Past hurts and old injustices can keep people stuck in old patterns of behaviour and thought traps. Bad memories can be like emotional quicksand, and can contaminate your thoughts taking command of your day-dreams, and leaving you obsessing over perceived or real losses, betrayals, and inequities.

It is possible, and probably beneficial, to give yourself a “time’s up” mandate. Just as you might join a gym in order to support your commitment to new health behaviours, you can also decide that you will stop allowing old hurts to define you, in order to let new hopes, grow.
This can be easier said than done. Part of the reason that “Let it go”, is so hard is that it is a challenging is that it is not satisfying in itself, without a benefit or alternative activity. Replacing one type of thinking with another, is easier to contemplate than simply asking an active mind to STOP. An active mind wants to remain active. In order to let it go, we need also think about alternative thoughts and behaviours to actively replace old tired traps. Hence, I ask you to consider, let it go, to, let it grow.

 

How to let go of old hurts, thoughts and harmful behaviours. 

Stop magical thinking.

Magical thinking occurs when you assume patterns of reactions that have not previously been in evidence. For example, if you are thinking, “If I do x then y will happen”. For example, “if I get sick, he will come back and feel sorry for me” or, “If I just collect enough evidence of this betrayal, my family will finally realise they have wronged me.” The relationships that you thought you think you should be having are probably quite different from the ones that you are actually experiencing in real life.

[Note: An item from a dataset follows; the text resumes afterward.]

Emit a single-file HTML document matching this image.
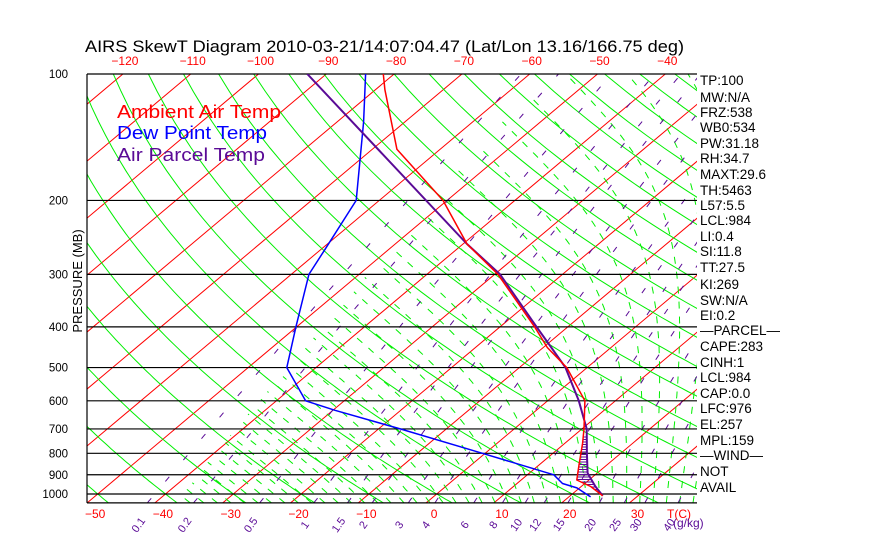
<!DOCTYPE html>
<html><head><meta charset="utf-8"><style>
html,body{margin:0;padding:0;background:#fff;}
svg{display:block;font-family:"Liberation Sans",sans-serif;}
</style></head><body>
<svg id="chart" width="870" height="560" viewBox="0 0 870 560" xmlns="http://www.w3.org/2000/svg">
<defs><clipPath id="plotclip"><rect x="87" y="74" width="610" height="429"/></clipPath></defs>
<rect x="0" y="0" width="870" height="560" fill="#fff"/>
<text x="85" y="52" font-size="17" textLength="599" lengthAdjust="spacingAndGlyphs" fill="#000">AIRS SkewT Diagram 2010-03-21/14:07:04.47 (Lat/Lon 13.16/166.75 deg)</text>
<g id="grid" clip-path="url(#plotclip)"></g>
<g id="isobars"></g>
<g id="profiles" clip-path="url(#plotclip)"></g>
<g id="labels"></g>
<text transform="translate(82,281) rotate(-90)" text-anchor="middle" font-size="13" fill="#000">PRESSURE (MB)</text>
<text x="117" y="118" font-size="18" textLength="164" lengthAdjust="spacingAndGlyphs" fill="#ff0000">Ambient Air Temp</text>
<text x="117" y="139" font-size="18" textLength="150" lengthAdjust="spacingAndGlyphs" fill="#0000ff">Dew Point Temp</text>
<text x="117" y="161" font-size="18" textLength="148" lengthAdjust="spacingAndGlyphs" fill="#5a0a96">Air Parcel Temp</text>
<text x="667" y="518" font-size="12" fill="#ff0000">T(C)</text>
<text x="673" y="527" font-size="12" fill="#5a0a96">(g/kg)</text>
</svg>
<script>
// ---- data ----
const isobarLevels = [100,200,300,400,500,600,700,800,900,1000];
const topTempTicks = [-120,-110,-100,-90,-80,-70,-60,-50,-40];
const bottomTempTicks = [-50,-40,-30,-20,-10,0,10,20,30];
const mixingRatios = [0.1,0.2,0.5,1,1.5,2,3,4,6,8,10,12,15,20,25,30,40];
const tempPressure = [100,109,151,200,254,300,400,448,500,600,700,757,850,926,960,1010];
const tempValues = [-81.6,-78.6,-66.4,-50.6,-39.4,-29.5,-14.9,-9.4,-3,5.5,10.3,12.6,15.8,18.2,21.4,24.8];
const dewPressure = [100,130,200,260,300,400,500,600,632,700,800,900,944,967,1016];
const dewValues = [-84.2,-76.1,-63.4,-59.5,-57.4,-50.1,-44.3,-35.7,-29.7,-16.8,-0.4,13.9,16.7,19.6,23.2];
const parcelPressure = [100,254,300,400,448,500,600,700,800,892,960,1010];
const parcelValues = [-92.8,-39.4,-29.2,-14.6,-8.8,-3.2,4.6,10.7,15,18.6,22.1,24.8];
const indexLabels = ["TP:100","MW:N/A","FRZ:538","WB0:534","PW:31.18","RH:34.7","MAXT:29.6","TH:5463","L57:5.5","LCL:984","LI:0.4","SI:11.8","TT:27.5","KI:269","SW:N/A","EI:0.2","\u2014PARCEL\u2014","CAPE:283","CINH:1","LCL:984","CAP:0.0","LFC:976","EL:257","MPL:159","\u2014WIND\u2014","NOT","AVAIL"];
const indexLabelY = [80,97,112,127,143,158,174,190,205,220,236,251,267,284,300,315,330,346,362,377,393,408,424,440,455,471,487];

// ---- axes ----
const NS="http://www.w3.org/2000/svg";
const Y0=74, KY=182.4, X0=87, XB=503, SX=6.78, SK=1.19;
function yP(p){return Y0+KY*Math.log(p/100);}
function xT(T,p){return X0+SX*(T+50)+SK*(XB-yP(p));}
function mk(tag,attrs,parent){const e=document.createElementNS(NS,tag);for(const k in attrs)e.setAttribute(k,attrs[k]);parent.appendChild(e);return e;}
const grid=document.getElementById('grid'), iso=document.getElementById('isobars'), prof=document.getElementById('profiles'), lab=document.getElementById('labels');
function pathFrom(pts){return pts.map((q,i)=>(i?'L':'M')+q[0].toFixed(1)+' '+q[1].toFixed(1)).join(' ');}

for(let T=-170;T<=50;T+=10){
  const l=mk('line',{x1:xT(T,1050),y1:yP(1050),x2:xT(T,100),y2:yP(100),stroke:'#ff0000','stroke-width':1},grid);
  
  
}
for(let th=-60;th<=200;th+=10){
  const pts=[];for(let p=1050;p>=100;p-=10){const T=(th+273.15)*Math.pow(p/1000,0.286)-273.15;pts.push([xT(T,p),yP(p)]);}
  const e=mk('path',{d:pathFrom(pts),fill:'none',stroke:'#00ee00','stroke-width':1},grid);
  
  
}
function es(T){return 6.112*Math.exp(17.67*T/(T+243.5));}
function rsat(T,p){const e=es(T);return 622*e/(p-e);}
function dTdp(Tk,p){const e=es(Tk-273.15);const rs=0.622*e/(p-e);return (287*Tk+2.5e6*rs)/(p*(1004+2.5e6*2.5e6*rs*0.622/(287*Tk*Tk)));}
for(let tw=-40;tw<=40;tw+=2){
  const up=[];let T=tw+273.15;
  for(let p=1000;p>=100;p-=5){up.push([T-273.15,p]);T-=dTdp(T,p)*5;}
  const dn=[];T=tw+273.15;
  for(let p=1000;p<=1050;p+=5){dn.push([T-273.15,p]);T+=dTdp(T,p)*5;}
  const all=dn.reverse().concat(up.slice(1));
  let segs=[],cur=[];
  all.forEach(q=>{ if(rsat(q[0],q[1])>=0.15){cur.push([xT(q[0],q[1]),yP(q[1])]);} else {if(cur.length>1)segs.push(cur);cur=[];} });
  if(cur.length>1)segs.push(cur);
  if(!segs.length)continue;
  const e=mk('path',{d:segs.map(pathFrom).join(' '),fill:'none',stroke:'#00ee00','stroke-width':1,'stroke-dasharray':'7 8'},grid);
  
  
}
function tdW(w,p){const e=w*p/(622+w);const L=Math.log(e/6.112);return 243.5*L/(17.67-L);}
mixingRatios.forEach(w=>{
  const pts=[];for(let p=1050;p>=100;p-=10)pts.push([xT(tdW(w,p),p),yP(p)]);
  const e=mk('path',{d:pathFrom(pts),fill:'none',stroke:'#5a0a96','stroke-width':1,'stroke-dasharray':'6 22'},grid);
  
  
  const x=xT(tdW(w,1050),1050)-6;
  const t=mk('text',{x:0,y:0,transform:'translate('+x.toFixed(1)+',527) rotate(-55)','font-size':11,fill:'#5a0a96','text-anchor':'middle'},lab);
  t.textContent=String(w);
  
  
});
isobarLevels.forEach(p=>{
  const l=mk('line',{x1:87,y1:yP(p),x2:697,y2:yP(p),stroke:'#000','stroke-width':1.2},iso);
  
  
  const t=mk('text',{x:68,y:yP(p)+4,'font-size':11.5,'text-anchor':'end',fill:'#000'},lab);
  t.textContent=String(p);
  
  
});
const bl=mk('line',{x1:87,y1:yP(1050),x2:697,y2:yP(1050),stroke:'#000','stroke-width':1.2},iso);


const ll=mk('line',{x1:87,y1:74,x2:87,y2:yP(1050),stroke:'#000','stroke-width':1.2},iso);


topTempTicks.forEach(T=>{
  const t=mk('text',{x:xT(T,100)+2,y:65,'font-size':12,'text-anchor':'middle',fill:'#ff0000'},lab);
  t.textContent=(T<0?'\u2212':'')+Math.abs(T);
  
  
});
bottomTempTicks.forEach(T=>{
  const t=mk('text',{x:xT(T,1050)+8,y:518,'font-size':12,'text-anchor':'middle',fill:'#ff0000'},lab);
  t.textContent=(T<0?'\u2212':'')+Math.abs(T);
  
  
});
indexLabels.forEach((s,i)=>{
  const t=mk('text',{x:700,y:indexLabelY[i]+5,'font-size':13.5,fill:'#000'},lab);
  t.textContent=s;
  
  
});
function interp(ps,vs,p){
  for(let i=0;i<ps.length-1;i++){if(p>=ps[i]&&p<=ps[i+1]){const f=(Math.log(p)-Math.log(ps[i]))/(Math.log(ps[i+1])-Math.log(ps[i]));return vs[i]+f*(vs[i+1]-vs[i]);}}
  return null;
}
for(let y=437;y<=493;y+=2.5){
  const p=100*Math.exp((y-Y0)/KY);
  const a=interp(tempPressure,tempValues,p), b=interp(parcelPressure,parcelValues,p);
  if(a===null||b===null)continue;
  const h=mk('line',{x1:xT(a,p),y1:y,x2:xT(b,p),y2:y,stroke:'#5a0a96','stroke-width':1},prof);
  
  
}
function series(ps,vs,color,name,w){
  const pts=ps.map((p,i)=>[xT(vs[i],p),yP(p)]);
  const e=mk('path',{d:pathFrom(pts),fill:'none',stroke:color,'stroke-width':w,'stroke-linejoin':'round'},prof);
  
  
}
series(dewPressure,dewValues,'#0000ff','dew-point-line',1.5);
series(parcelPressure,parcelValues,'#5a0a96','parcel-temp-line',2);
series(tempPressure,tempValues,'#ff0000','ambient-temp-line',1.5);
</script>
</body></html>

Learn to accept that other people’s bad behaviour is (really) not about you.

It is common to become stuck when people have wronged us. Betrayal is often not about you, it’s more about our perceived “betrayers” desire to follow their desires at your expense. Whilst this feels unfair, and may not be what you signed up for in a work or personal relationship, focusing on the betrayal keeps us stuck in the role of victim.

Challenge your labels.

Are you stuck playing the role of a victim, or as an unappreciated hero? Check if you are continuing to hold onto a role label that really has not benefit for your growth. For example, if your partner was unfaithful and ended your marriage – perhaps be grateful for the end of a marriage that wasn’t working. For example, think to yourself, “He had an affair which ended the ‘not the best ‘marriage. I have been stuck feeling bitter and as a victim because I didn’t cheat (even when I wasn’t as happy as I wanted to be). The affair gave us both a way out to the marriage whilst allowing me to be the good guy. I wanted that, but now I want more than just that… “

Check your goals.

You may be consumed with a controlling desire to acknowledged as being wronged. It is possible that you will never receive anywhere near the level of acknowledgement you aspire to. Ask yourself, what do you need this acknowledgement for? Will this make you feel whole? If everyone you could list acknowledged that you were wronged, would you feel complete? Why can’t you be complete without the acknowledgement that you crave? Is that real, or perceived?  You set your own value, not another person. Others do not need to acknowledge that you have been treated unfairly in order for that be your reality. This is a trap that many abused people can fall into. Without the abuse being s acknowledged it can be hard to move on, but it isn’t really necessary. People who have been complicit rarely acknowledge that abuse occurred. If you were wronged, this is your fact, and that is enough. Now you can move toward recovery.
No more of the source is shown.